Key Points

  • State laws tend to address the contracts that qualify for bankruptcy protection, whereas the Federal Bankruptcy Code addresses the process.
  • Bankruptcy filings are subject to federal laws, which dictate whether individuals can qualify to file Chapter 7 or 13 bankruptcy.
  • States can opt-out of the federal bankruptcy exemptions, in some cases giving you the option of choosing either the state or federal protections.
What are the Differences Between State and Federal Bankruptcy and Which You Should Choose

The US Bankruptcy Code evolved over the last century, with the most recent amendment occurring in 1994. Federal bankruptcy laws create uniformity across state lines and establish a standard for all bankruptcies filed in the US.

State laws address the process used for creditor contracts, promissory notes, medical debts, and other contracts. States also establish a statute of limitations and other protections limiting the timeframe a creditor may bring legal action to resolve a delinquent debt. Each state also retains jurisdiction over credit issues that do not conflict with federal laws and areas not addressed by the federal statutes.

When the federal law addresses and creditor issue, the federal code supersedes the states.

What Are Bankruptcy Exemptions and Why Are They Important?
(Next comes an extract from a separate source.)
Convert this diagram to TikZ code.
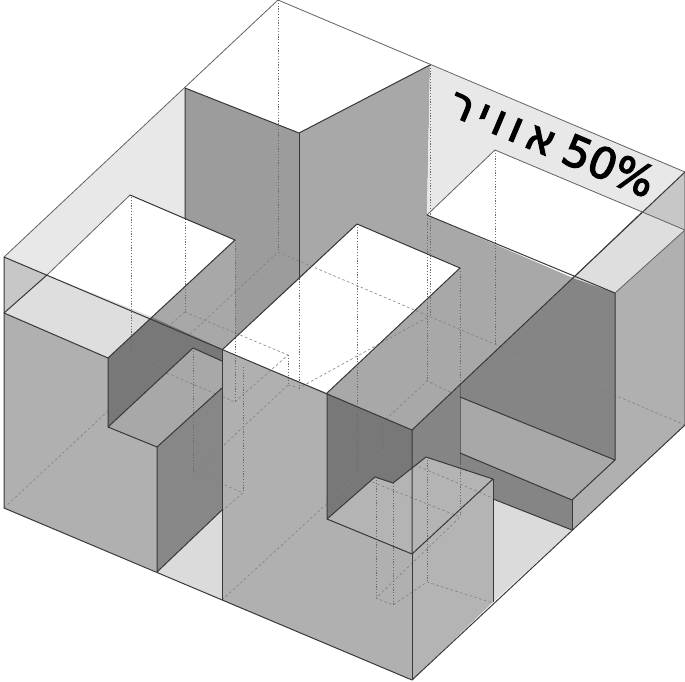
\documentclass[tikz,border=0pt]{standalone}
\usepackage{fontspec}
\newfontfamily\hebfont[Script=Hebrew,FakeBold=3]{DejaVu Sans}
\TeXXeTstate=1
\definecolor{airlight}{gray}{.91}
\definecolor{tinta}{gray}{.78}
\definecolor{tintb}{gray}{.87}
\definecolor{faceA}{gray}{.61}
\definecolor{faceB}{gray}{.66}
\definecolor{faceC}{gray}{.69}
\definecolor{faceD}{gray}{.47}
\definecolor{faceE}{gray}{.53}
\definecolor{floorl}{gray}{.86}
\newcommand{\ltr}{\kern6.5pt}
\tikzset{
  solid edge/.style={draw=black!78,line width=1pt,line join=round},
  soft edge/.style={draw=black!62,line width=.8pt,line join=round},
  hidden v/.style={draw=black!58,line width=.55pt,dash pattern=on 1.2pt off 1.6pt},
  hidden f/.style={draw=black!50,line width=.6pt,dash pattern=on 2.6pt off 2.4pt},
}
\begin{document}
\begin{tikzpicture}[x=1pt,y=-1pt]
\useasboundingbox (0,0) rectangle (685,681);
% faces
\fill[airlight] (185,88)--(4,257)--(47,275)--(130,195)--(185,219)--cycle;
\fill[tinta] (4,257)--(47,275)--(4,313)--cycle;
\fill[tintb] (47,275)--(152,317)--(108,358)--(4,313)--cycle;
\fill[faceA] (185,88)--(299,133)--(299,279)--(235,338)--(235,240)--(185,219)--cycle;
\fill[faceB] (430,65)--(299,133)--(299,279)--(357,224)--(460,268)--(327,393)--(412,430)--(460,385)--(573,278)--(427,215)--cycle;
\fill[faceB] (152,317)--(235,240)--(235,338)--(222,350)--cycle;
\fill[airlight] (430,65)--(685,172)--(642,212)--(495,150)--(427,215)--cycle;
\fill[tinta] (685,172)--(642,212)--(685,230)--cycle;
\fill[tintb] (642,212)--(685,230)--(615,293)--(573,278)--cycle;
\fill[faceC] (685,230)--(615,293)--(615,460)--(572,500)--(572,530)--(685,425)--cycle;
\fill[faceD!90!white] (573,278)--(615,293)--(615,460)--(460,397)--(460,385)--cycle;
\fill[faceB] (460,397)--(615,460)--(572,500)--(460,453)--cycle;
\fill[faceD!90!white] (412,430)--(460,385)--(460,453)--(572,500)--(572,530)--(493,499)--(493,479)--(426,457)--(393,483)--cycle;
\fill[faceD] (327,393)--(412,430)--(412,467)--(393,483)--(375,477)--(327,519)--cycle;
\fill[faceC!95!white] (327,519)--(412,554)--(493,479)--(426,457)--(393,483)--(375,477)--cycle;
\fill[faceC!95!white] (412,554)--(493,479)--(493,602)--(412,680)--cycle;
\fill[floorl] (493,500)--(572,530)--(493,602)--cycle;
\fill[faceC] (222,350)--(327,393)--(327,519)--(412,554)--(412,680)--(222,600)--cycle;
\fill[faceC] (4,313)--(108,358)--(108,427)--(157,447)--(157,572)--(4,508)--cycle;
\fill[faceD] (152,317)--(222,349)--(222,361)--(193,348)--(108,427)--(108,358)--cycle;
\fill[faceB] (108,427)--(193,348)--(222,361)--(222,388)--(157,447)--cycle;
\fill[faceE] (157,447)--(222,388)--(222,510)--(157,572)--cycle;
\fill[floorl] (157,572)--(222,510)--(222,600)--cycle;
% hidden verticals
\draw[hidden v] (278,0)--(278,252);
\draw[hidden v] (131,197)--(131,358);
\draw[hidden v] (185,219)--(185,312);
\draw[hidden v] (235,240)--(235,402);
\draw[hidden v] (243,367)--(243,493);
\draw[hidden v] (193,348)--(193,472);
\draw[hidden v] (288,355)--(288,385);
\draw[hidden v] (299,133)--(299,388);
\draw[hidden v] (357,224)--(357,476);
\draw[hidden v] (430,65)--(430,316);
\draw[hidden v] (427,215)--(427,381);
\draw[hidden v] (460,268)--(460,515);
\draw[hidden v] (495,150)--(495,345);
\draw[hidden v] (382,423)--(382,451);
\draw[hidden v] (376,480)--(376,598);
\draw[hidden v] (393,483)--(393,605);
\draw[hidden v] (427,457)--(427,582);
% hidden floor lines
\draw[hidden f] (4,508)--(278,252)--(685,425);
\draw[hidden f] (185,312)--(131,358)--(235,402);
\draw[hidden f] (185,312)--(288,355)--(235,402);
\draw[hidden f] (288,385)--(195,472)--(243,493)--(222,511);
\draw[hidden f] (288,385)--(299,388)--(430,316);
\draw[hidden f] (222,600)--(357,476)--(460,517)--(376,598)--(393,605)--(427,582)--(493,603);
\draw[hidden f] (382,423)--(427,381)--(460,397);
\draw[hidden f] (382,451)--(493,498);
% visible edges
\draw[soft edge] (130,195)--(47,275);
\draw[soft edge] (642,212)--(573,278);
\draw[soft edge] (4,257)--(278,0)--(685,172);
\draw[solid edge] (685,172)--(412,430);
\draw[solid edge] (4,257)--(412,430);
\draw[solid edge] (685,172)--(685,425)--(412,680)--(4,508)--(4,257);
\draw[solid edge] (430,65)--(299,133)--(185,88)--(185,219);
\draw[solid edge] (299,133)--(299,279);
\draw[solid edge] (130,195)--(235,240)--(108,358)--(4,313);
\draw[solid edge] (47,275)--(4,313);
\draw[solid edge] (108,358)--(108,427)--(157,447)--(157,572);
\draw[solid edge] (108,427)--(193,348)--(222,361);
\draw[solid edge] (157,447)--(222,388);
\draw[solid edge] (157,572)--(222,510);
\draw[solid edge] (222,350)--(222,600);
\draw[solid edge] (222,350)--(357,224)--(460,268)--(327,393);
\draw[solid edge] (327,393)--(327,519)--(412,554)--(412,430);
\draw[solid edge] (412,554)--(412,680);
\draw[solid edge] (327,519)--(375,477)--(393,483)--(426,457)--(493,479)--(412,554);
\draw[solid edge] (493,479)--(493,602);
\draw[soft edge] (460,385)--(460,465);
\draw[soft edge] (495,150)--(427,215);
\draw[solid edge] (427,215)--(615,293)--(615,460);
\draw[soft edge] (495,150)--(685,230)--(615,293);
\draw[solid edge] (460,397)--(615,460)--(572,500)--(460,453);
\draw[solid edge] (572,500)--(572,530);
\draw[solid edge] (493,499)--(572,530);
% label
\node[rotate=-22.9,inner sep=0pt] (label) at (552.5,141.5) {\hebfont\fontsize{43}{43}\selectfont\beginR\beginL 50\%\endL\kern11pt א\ltr ו\ltr ו\ltr י\ltr ר\endR};
\end{tikzpicture}
\end{document}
The Federal Bankruptcy Code strives to balance the creditor’s right to receive repayment of monies owed and protection for a debtor facing financial hardship. The bankruptcy code provides debtors a fresh start by discharging debts and allowing you to retain certain assets such as a home, vehicle, and common household goods.

Chapter 7, also called liquidation bankruptcy, requires you to sell non-exempt assets and distribute the proceeds to creditors before debts will be discharged. Chapter 13 requires you to make repayment on a portion of your debts, but lets you keep more possessions.

Exemptions are critical because it protects assets in the bankruptcy process.

Federal Chapter 7 Bankruptcy Exemptions

The Federal Bankruptcy Code protects the following property from creditors:

  • Homestead exemption allows you to keep up to $25,150 of equity in your home.
  • A car valued up to $4,000.
  • $1,700 worth of Jewelry.
  • $13,400 in household goods such as furniture, appliances, and clothing.
  • $2,525 in tools of the trade, which could include books, tools, or equipment needed for employment.
  • Health aids such as glasses, hearing aids, or wheelchairs.
  • $13,400 of the value of a life insurance contract, or accrued interest or dividends.
  • Most retirement accounts with preferred tax treatment, including up to $1,362,800 in IRA balances.
  • The wildcard exemption allows you to keep another $1,325 and $12,575 of an unused portion of the homestead exemption.

The bankruptcy law also protects income from alimony, life insurance contracts, social security, unemployment, veterans’ benefits, disability payments, and public assistance.

Congress adjusts the exemption amounts for inflation every three years. The last adjustment occurred on April 1, 2019. The dollar amounts listed apply to single filers. A couple who files for bankruptcy jointly will receive double the listed exemption amounts. Exemptions without a dollar value will exempt the full value of the asset.

Federal Nonbankruptcy Exemptions

Nonbankruptcy exemptions are additional property or income you can retain for those who qualify. A few examples include:

  • Retirement benefits for qualified service (mostly federal employees) and Social Security recipients.
  • Death and disability benefits
  • Survivors’ benefits for qualified service
  • Military group life insurance payouts
  • 75% of wages earned but not yet paid

State Chapter 7 Bankruptcy Exemptions

The Federal Bankruptcy Code allows states to override federal exemptions. If your state did not opt out of federal bankruptcy exemptions, you must follow the federal guidelines.

Some states require the use of state exemptions, and others let you choose the exemptions that are most beneficial to you. State exemptions are often more generous than the federal.

When using state exemptions, you might also qualify to use the federal nonbankruptcy exemptions to protect more assets. In the states that allow the use of federal bankruptcy exemptions, you do not qualify for federal nonbankruptcy exemptions.